We enjoyed the “all hands dinner” at McLintocks Saloon in Paso Robles. Our group was sitting at one table. I remember when the old NFIBMT crowd filled the entire restaurant. The organizers of the Bottom Buster Motor Tour announced the dates for next year. When I offered to spread the word, they were not interested in my help. They were afraid that too many people might want to participate. This is not unlike my situation: I don’t get my nose fixed because I am afraid too many women might throw themselves at me.
We spent day three driving home and trying to keep the MG running as much as possible. The starter issue turned out to be intermittent, and we never got into a situation where we had to bribe a homeless fellow to push start the car for us.

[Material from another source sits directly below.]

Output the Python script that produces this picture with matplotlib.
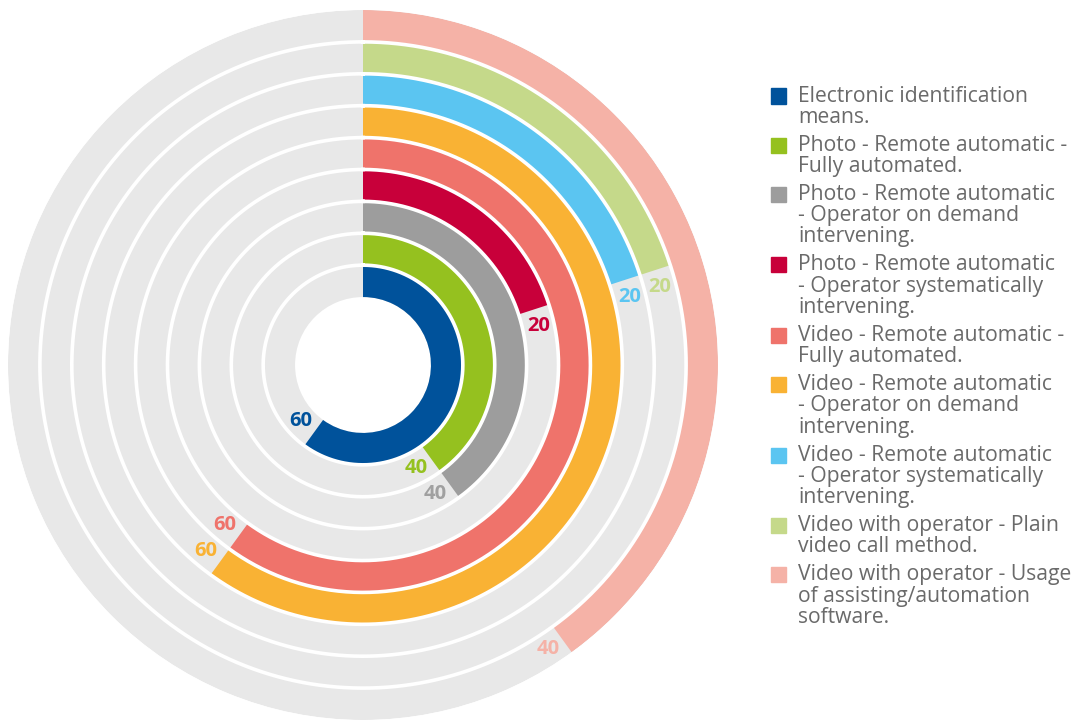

I hope they continue holding the Bottom Buster Motor Tour. Maybe 117 cars are too many, but six cars are definitely too few. I don’t know if I’ll join them next year. I miss the days when owners of cars from every country and almost every decade responded to “No Frills” Ed’s invitation, and showed up at the Rose Bowl at 7 AM to drive 1000 miles of back roads of California in three days. I miss the Olds Vista Cruiser, too.